[INDUSTRY BLOG] Preventing a Data Swamp: How RIM Best Practices Can Shape a Data Lake for Success
You have the data, now it’s time to make it valuable to your business. In Part One of this blog we discussed how many organizations are turning to Big Data and data mining tools to gain strategic insights into their business processes, consumers, products and more. Although data warehouses can provide immense value to your business, data lakes offer more in almost every aspect: more space, more speed, more usability, more answers, more value. Unfortunately, many organizations look at data lakes as a simple fix. Surprise: it’s not!
As a RIM professional, it’s probably no bombshell that an organizational structure is vital to the success of a data lake, yet many organizations still dive into building their facility without a clear plan in place. In order to effectively implement a data lake and start gaining value from your information, organizations must take strategic steps to create a system that works for them and their information.
Records managers already have the skills and experience needed to develop and implement a comprehensive content management procedure that creates consistency, clarity and convenience, which makes them a potential key contributor to the development of a successful data mining program
Planning is Essential
If your organization is considering data mining with a data lake, remember these RIM best practices:
Data does not organize itself.
While software makes it possible to organize large amounts of data, you must first understand how it needs to be managed and apply that within the environment. Start by identifying a group of questions that you may want to ask, then build or find the tools that will allow you to answer those questions. As you continue to input new data or discover new questions through analysis, new subsets of questions can be created, data indexed and sorted according to value and importance.
Management is key.
The same rules and regulations that apply to specific documents and information in the real world also exist in a data lake. In order to ensure compliance across industries and locations, you must know how to project the appropriate controls onto your data lake. This includes the protection of personal information like PII, enforcing privacy regulations specific to the country of origin and regulatory reporting of any pressing information that is gleaned from your data to the appropriate party.
In addition to monitoring and complying with regulations, you will need to set up security and access controls for your data lake. While data lakes provide shareable information and flexible, collaborative analysis, privacy controls, access controls and protection of PII and company sensitive information must be put in place, enforced and audited.

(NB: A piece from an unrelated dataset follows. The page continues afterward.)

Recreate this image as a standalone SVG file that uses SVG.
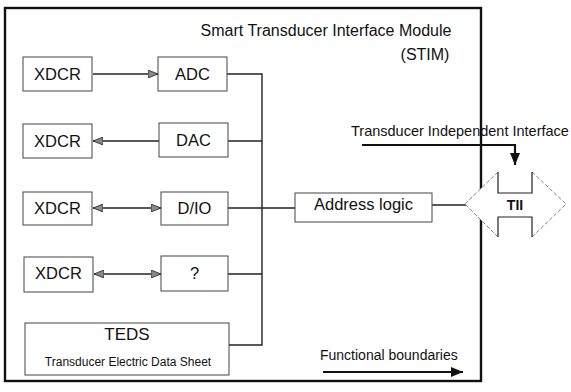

Out with the old, in with the new.
Just like physical records, most data does not have indefinite value. Over time, all data gets stale. Plus, the storage space in a data lake, while fairly efficient, is neither unlimited nor free. Retention rules are vital to optimize the value of your data lake, as well as the value of your results. Setting up retention schedules allows you to discard the older information that could skew the results of the analysis. While this concept and practice is well known to RIM leaders, not all parts of the organization have experience with or understanding of the importance of managing the information lifecycle. In that same context, some data may have significant longitudinal value even past a typical retention schedule and business context, and value will become the shared language for deciding on the retention model for different data sets and types.

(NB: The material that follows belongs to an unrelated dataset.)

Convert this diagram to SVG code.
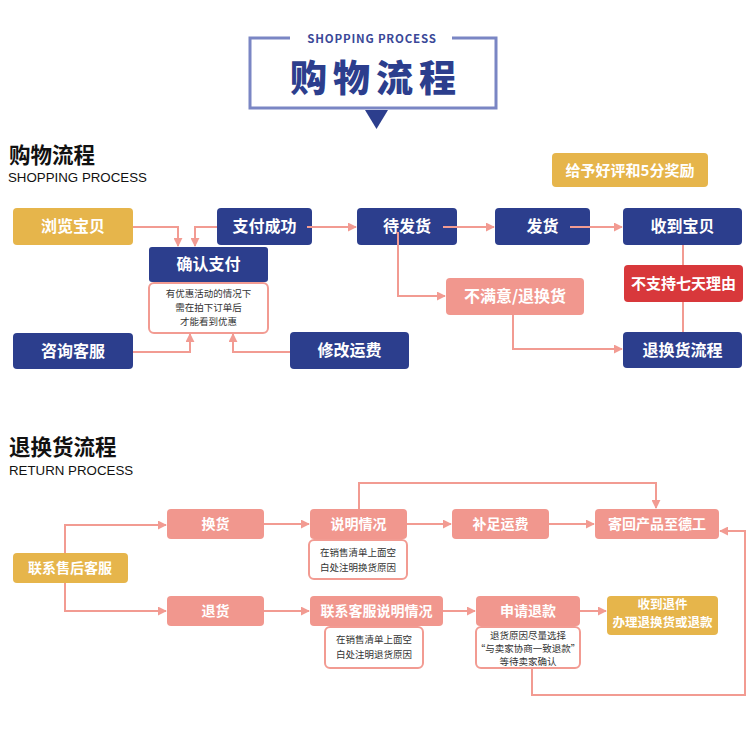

Data mining allows organizations to collect and gain insights from many different sources; insights that could not be gained from one individual source. But, in order to get big value from your Big Data, you have to do it the right way.
While data lakes offer a more flexible, robust solution than data warehouses, the fact of the matter is that you still must organize your data to achieve the value you seek. Careful planning is essential to your success.
Traditionally, RIM leaders have been responsible for managing the lifecycles of all physical documents within the workforce. In today’s Information Age, records managers must continue to adapt their strategies. Physical documents are certainly not dead, and they could be a missing element of your Big Data strategy.
This is a great time for RIM leaders to engage IT and data science teams and work to unlock and leverage the data that exists in key physical documents. By embracing digital transformation, RIM leaders can consolidate information into one central repository, improve document access and retrievals, easily share files as needed, convert physical documents into valuable sources of information and remain competitive.